Venerable war birds make their final journey

THEY were once known as the workhorse of the navy and dominated our local skies, but now the Sea King helicopters are preparing to make another spectacle, this time for their final journey.

HMAS Albatross’s five aircraft and a spare airframe have been wrapped in protective heat-shrink plastic by local company Integra Packaging ahead of their shipment overseas, where they will be broken up for spares.

The six aircraft will make their final journeys to Port Kembla on Monday and Tuesday on the back of semi-trailers, travelling north on the Princes Highway.

At the port they will be placed on a ship, and will leave for the UK on March 29.

Australian representative for British company Aerospace Logistics (ASL) John Rowe said the giant helicopters will make a spectacular sight travelling along the highway.

Three aircraft will be transported each day, with the trucks and their precious cargos leaving HMAS Albatross and travelling over Nowra Hill and down BTU Road to the Princes Highway, before making their journey north.
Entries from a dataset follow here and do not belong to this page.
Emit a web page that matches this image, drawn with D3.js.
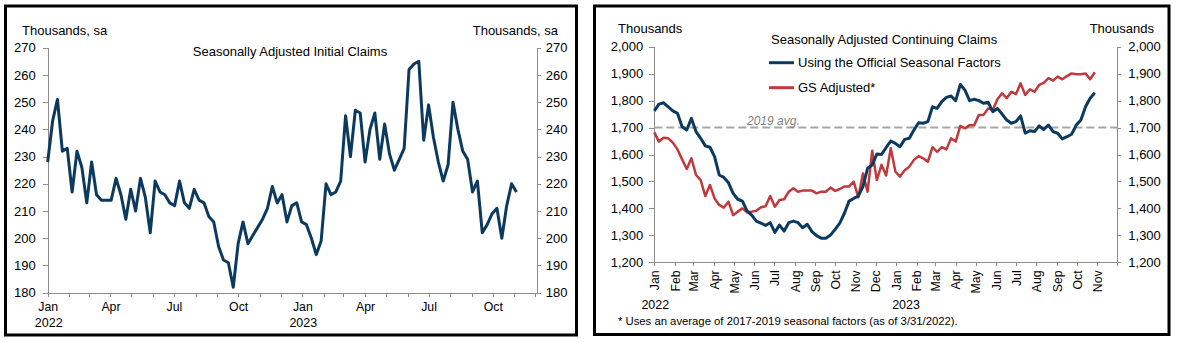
<!DOCTYPE html>
<html>
<head>
<meta charset="utf-8">
<script src="https://cdn.jsdelivr.net/npm/d3@7/dist/d3.min.js"></script>
<style>
  body { margin: 0; background: #fff; }
  svg { display: block; font-family: "Liberation Sans", Arial, sans-serif; }
  .axis path, .axis line { stroke: #8c8c8c; shape-rendering: crispEdges; }
  .axis text { font-size: 13px; fill: #000; font-family: "Liberation Sans", Arial, sans-serif; }
  .x-axis text { font-size: 12.3px; }
  .label { font-size: 13px; fill: #000; }
  .year { font-size: 12.5px; fill: #000; }
</style>
</head>
<body>
<div id="chart"></div>
<script>
(function () {

  // first week in both series (week ending Sat Jan 1, 2022)
  var firstWeek = new Date(2022, 0, 1)

  // initial claims, thousands, sa
  var initialClaims = [228, 243, 251, 232, 233, 217, 232, 226, 213, 228,
    216, 214, 214, 214, 222, 216, 207, 218, 210, 222,
    215, 202, 221, 217, 216, 213, 212, 221, 213, 211,
    218, 214, 213, 208, 206, 197, 192, 191, 182, 198,
    206, 198, 201, 204, 207, 211, 219, 213, 216, 206,
    212, 213, 206, 205, 200, 194, 199, 220, 216, 217,
    221, 245, 230, 247, 246, 228, 240, 246, 229, 242,
    231, 225, 229, 233, 262, 264, 265, 236, 249, 237,
    228, 221, 227, 250, 240, 232, 229, 217, 221, 202,
    205, 209, 211, 200, 212, 220, 217]

  // continuing claims, official seasonal factors
  var contOfficial = [1762, 1787, 1792, 1777, 1762, 1753, 1703, 1691, 1734, 1685,
    1660, 1632, 1627, 1592, 1524, 1515, 1495, 1456, 1434, 1427,
    1391, 1375, 1353, 1345, 1337, 1347, 1311, 1338, 1316, 1347,
    1353, 1347, 1328, 1341, 1314, 1299, 1289, 1289, 1301, 1322,
    1345, 1382, 1427, 1437, 1446, 1481, 1549, 1561, 1602, 1600,
    1626, 1650, 1641, 1629, 1656, 1660, 1691, 1718, 1716, 1722,
    1777, 1771, 1796, 1812, 1817, 1800, 1860, 1839, 1800, 1805,
    1800, 1790, 1794, 1759, 1771, 1750, 1728, 1716, 1722, 1743,
    1679, 1688, 1685, 1706, 1693, 1709, 1685, 1679, 1658, 1666,
    1675, 1709, 1728, 1777, 1809, 1829]

  // continuing claims, GS adjusted
  var contGS = [1682, 1648, 1662, 1660, 1644, 1619, 1582, 1546, 1586, 1524,
    1505, 1446, 1487, 1437, 1413, 1403, 1425, 1375, 1388, 1400,
    1386, 1388, 1391, 1404, 1408, 1446, 1406, 1431, 1434, 1462,
    1475, 1462, 1466, 1466, 1466, 1456, 1462, 1462, 1477, 1465,
    1472, 1481, 1481, 1499, 1441, 1530, 1462, 1614, 1505, 1562,
    1522, 1623, 1536, 1518, 1542, 1555, 1580, 1594, 1586, 1573,
    1627, 1610, 1627, 1619, 1660, 1648, 1706, 1697, 1709, 1709,
    1747, 1747, 1771, 1765, 1805, 1827, 1809, 1833, 1824, 1864,
    1821, 1842, 1833, 1858, 1866, 1883, 1874, 1889, 1879, 1891,
    1901, 1898, 1898, 1901, 1879, 1905]

  var avg2019 = 1700

  var initialTicks = [180, 190, 200, 210, 220, 230, 240, 250, 260, 270]
  var contTicks = [1200, 1300, 1400, 1500, 1600, 1700, 1800, 1900, 2000]
  var monthNames = ["Jan", "Feb", "Mar", "Apr", "May", "Jun", "Jul", "Aug", "Sep", "Oct", "Nov", "Dec"]
  var years = [2022, 2023]

  var navy = "#0c3a5f",
      red = "#c0393b"

  function weekDate(i) {
    return d3.timeDay.offset(firstWeek, 7 * i)
  }

  var svg = d3.select("#chart")
    .append("svg")
    .attr("width", 1177)
    .attr("height", 343)

  // panel frames
  svg.append("rect")
    .attr("x", 5.5).attr("y", 6)
    .attr("width", 571).attr("height", 329)
    .attr("fill", "none").attr("stroke", "#000").attr("stroke-width", 3)

  svg.append("rect")
    .attr("x", 594.5).attr("y", 6)
    .attr("width", 574.5).attr("height", 328.5)
    .attr("fill", "none").attr("stroke", "#000").attr("stroke-width", 3)

  // ---------- left: initial claims ----------
  var xLeft = d3.scaleTime()
    .domain([new Date(2022, 0, 1), new Date(2023, 11, 3)])
    .range([47.7, 536.7])

  var yLeft = d3.scaleLinear()
    .domain([180, 270])
    .range([292.7, 47.7])

  svg.append("g")
    .attr("class", "axis")
    .attr("transform", "translate(47.7,0)")
    .call(d3.axisLeft(yLeft).tickValues(initialTicks).tickSize(5).tickPadding(7).tickSizeOuter(0))

  svg.append("g")
    .attr("class", "axis")
    .attr("transform", "translate(536.7,0)")
    .call(d3.axisRight(yLeft).tickValues(initialTicks).tickSize(4).tickPadding(5).tickSizeOuter(0))

  svg.append("g")
    .attr("class", "axis x-axis")
    .attr("transform", "translate(0,292.7)")
    .call(d3.axisBottom(xLeft)
      .ticks(d3.timeMonth.every(1))
      .tickSize(4)
      .tickPadding(6)
      .tickSizeOuter(0)
      .tickFormat(function(d) {
        return d.getMonth() % 3 == 0 ? monthNames[d.getMonth()] : ""
      }))

  svg.selectAll(".year-left")
    .data(years)
    .enter().append("text")
    .attr("class", "year")
    .attr("x", function(d) { return xLeft(new Date(d, 0, 1)) + 1 })
    .attr("y", 327)
    .attr("text-anchor", "middle")
    .text(function(d) { return d })

  svg.append("path")
    .datum(initialClaims)
    .attr("fill", "none")
    .attr("stroke", navy)
    .attr("stroke-width", 3)
    .attr("stroke-linejoin", "round")
    .attr("d", d3.line()
      .x(function(d, i) { return xLeft(weekDate(i)) })
      .y(function(d) { return yLeft(d) }))

  svg.append("text").attr("class", "label")
    .attr("x", 22).attr("y", 35)
    .text("Thousands,  sa")

  svg.append("text").attr("class", "label")
    .attr("x", 558).attr("y", 35)
    .attr("text-anchor", "end")
    .text("Thousands,  sa")

  svg.append("text").attr("class", "label")
    .attr("x", 290).attr("y", 56)
    .attr("text-anchor", "middle")
    .text("Seasonally Adjusted Initial Claims")

  // ---------- right: continuing claims ----------
  var xRight = d3.scaleTime()
    .domain([new Date(2022, 0, 1), new Date(2023, 11, 1)])
    .range([654.3, 1117.3])

  var yRight = d3.scaleLinear()
    .domain([1200, 2000])
    .range([262.3, 46.7])

  svg.append("g")
    .attr("class", "axis")
    .attr("transform", "translate(654.3,0)")
    .call(d3.axisLeft(yRight).tickValues(contTicks).tickSize(5).tickPadding(6).tickFormat(d3.format(",")).tickSizeOuter(0))

  svg.append("g")
    .attr("class", "axis")
    .attr("transform", "translate(1117.3,0)")
    .call(d3.axisRight(yRight).tickValues(contTicks).tickSize(4).tickPadding(7).tickFormat(d3.format(",")).tickSizeOuter(0))

  var xAxisRight = svg.append("g")
    .attr("class", "axis x-axis")
    .attr("transform", "translate(0,262.3)")
    .call(d3.axisBottom(xRight)
      .ticks(d3.timeMonth.every(1))
      .tickSize(4)
      .tickSizeOuter(0)
      .tickFormat(function(d) {
        return d < xRight.domain()[1] ? monthNames[d.getMonth()] : ""
      }))

  xAxisRight.selectAll("text")
    .attr("transform", "rotate(-90)")
    .attr("text-anchor", "end")
    .attr("x", -8)
    .attr("y", 0)
    .attr("dy", "0.35em")

  svg.selectAll(".year-right")
    .data(years)
    .enter().append("text")
    .attr("class", "year")
    .attr("x", function(d, i) { return xRight(new Date(d, 0, 1)) + (i == 0 ? 1 : 10) })
    .attr("y", 309)
    .attr("text-anchor", "middle")
    .text(function(d) { return d })

  // 2019 average
  svg.append("line")
    .attr("x1", 654.3).attr("x2", 1117.3)
    .attr("y1", yRight(avg2019)).attr("y2", yRight(avg2019))
    .attr("stroke", "#a6a6a6")
    .attr("stroke-width", 2)
    .attr("stroke-dasharray", "8,4")

  svg.append("text")
    .attr("x", 747).attr("y", 125)
    .attr("font-size", "12px")
    .attr("font-style", "italic")
    .attr("fill", "#7f7f7f")
    .text("2019 avg.")

  var contLine = d3.line()
    .x(function(d, i) { return xRight(weekDate(i)) })
    .y(function(d) { return yRight(d) })

  svg.append("path")
    .datum(contGS)
    .attr("fill", "none")
    .attr("stroke", red)
    .attr("stroke-width", 2.5)
    .attr("stroke-linejoin", "round")
    .attr("d", contLine)

  svg.append("path")
    .datum(contOfficial)
    .attr("fill", "none")
    .attr("stroke", navy)
    .attr("stroke-width", 3)
    .attr("stroke-linejoin", "round")
    .attr("d", contLine)

  svg.append("text").attr("class", "label")
    .attr("x", 618).attr("y", 33)
    .text("Thousands")

  svg.append("text").attr("class", "label")
    .attr("x", 1154).attr("y", 33)
    .attr("text-anchor", "end")
    .text("Thousands")

  svg.append("text").attr("class", "label")
    .attr("x", 771).attr("y", 43.5)
    .text("Seasonally Adjusted Continuing Claims")

  // legend
  var legend = [
    { name: "Using the Official Seasonal Factors", color: navy, y: 62.7 },
    { name: "GS Adjusted*", color: red, y: 87.7 }
  ]

  svg.selectAll(".legend-line")
    .data(legend)
    .enter().append("line")
    .attr("x1", 769).attr("x2", 794)
    .attr("y1", function(d) { return d.y }).attr("y2", function(d) { return d.y })
    .attr("stroke", function(d) { return d.color })
    .attr("stroke-width", 3)

  svg.selectAll(".legend-text")
    .data(legend)
    .enter().append("text")
    .attr("class", "label")
    .attr("x", 798)
    .attr("y", function(d) { return d.y + 4.5 })
    .text(function(d) { return d.name })

  svg.append("text")
    .attr("x", 618).attr("y", 325)
    .attr("font-size", "11.3px")
    .text("* Uses an average of 2017-2019 seasonal factors (as of 3/31/2022).")

})()
</script>
</body>
</html>
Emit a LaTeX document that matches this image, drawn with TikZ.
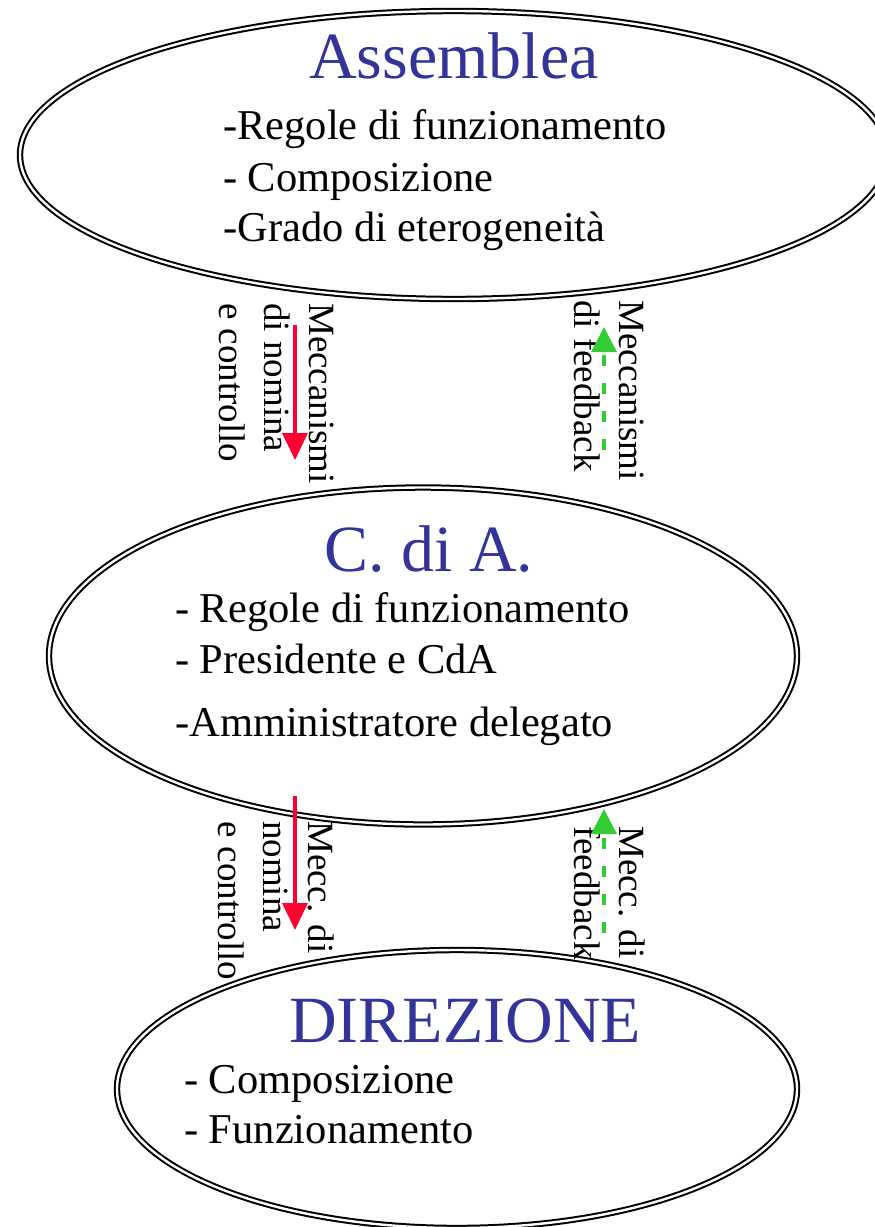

Due to the size of the aircraft and road works on the Princes Highway the shipments are only allowed to be on the main roads between 10am and 3pm each day.

The first load is expected through Nowra shortly after 10am.

In January last year, five of the Sea Kings were sold to Aerospace Logistics and will be used as spares for numerous countries which continue to operate the Sea King.

The company will also take a former Royal Navy airframe that had been brought to Australia for spares, back to the UK.

ASL, a specialist repair and support organisation for legacy equipment and platforms, plans to use the aircraft and inventory to sustain and support the worldwide capability of other Sea King fleets.

The Sea Kings were withdrawn from RAN service in December 2011 after 36 years of continuous service.  

They had flown more than 60,000 hours while in service.

The navy purchased a dozen Sea Kings in the 1970s and later obtained additional airframes to replace originals lost in crashes.

They entered service as submarine hunters and were later relegated to the general service utility role.

A disastrous crash in Indonesia eight years ago marked the beginning of the end for the Sea Kings, which have now been replaced with six MRH-90 helicopters, operated by 808 Squadron.

The Sea King helicopter provided assistance throughout Australia in times of natural disaster and in difficult rescue missions at sea and inaccessible locations.

In 1994, the Sea Kings were involved in one of the largest firefighting efforts in Australia’s history – dumping water on bushfires raging near the NSW towns of Grafton, Gosford, Bulahdelah and in Sydney’s western suburbs.

In 1998, two Sea Kings worked throughout the night and day to help rescue yacht crews in treacherous weather conditions and mountainous seas during the disastrous Sydney to Hobart Yacht Race.

One of the Sea Kings’ last major operations occurred in January 2011 when two aircraft and crew were deployed to Roma in southwest Queensland to provide assistance in search, rescue and recovery efforts during the Queensland flood disaster. 

This event saw the Sea Kings, in company with three Army Blackhawks, winch dozens of people to safety and evacuate hundreds more in conditions almost beyond comprehension. 

The efforts of the Sea Kings and their crew were recognised in September last year with four RAN members involved in the winch rescue of a man from floodwaters at Laidley Creek during the Queensland floods awarded a Group Bravery Citation. 

Sea King Shark 07 was excluded from the sale and is now on display at the Fleet Air Arm Museum in Nowra. 

It was the helicopter with the most operational history, having served in the Middle East and East Timor.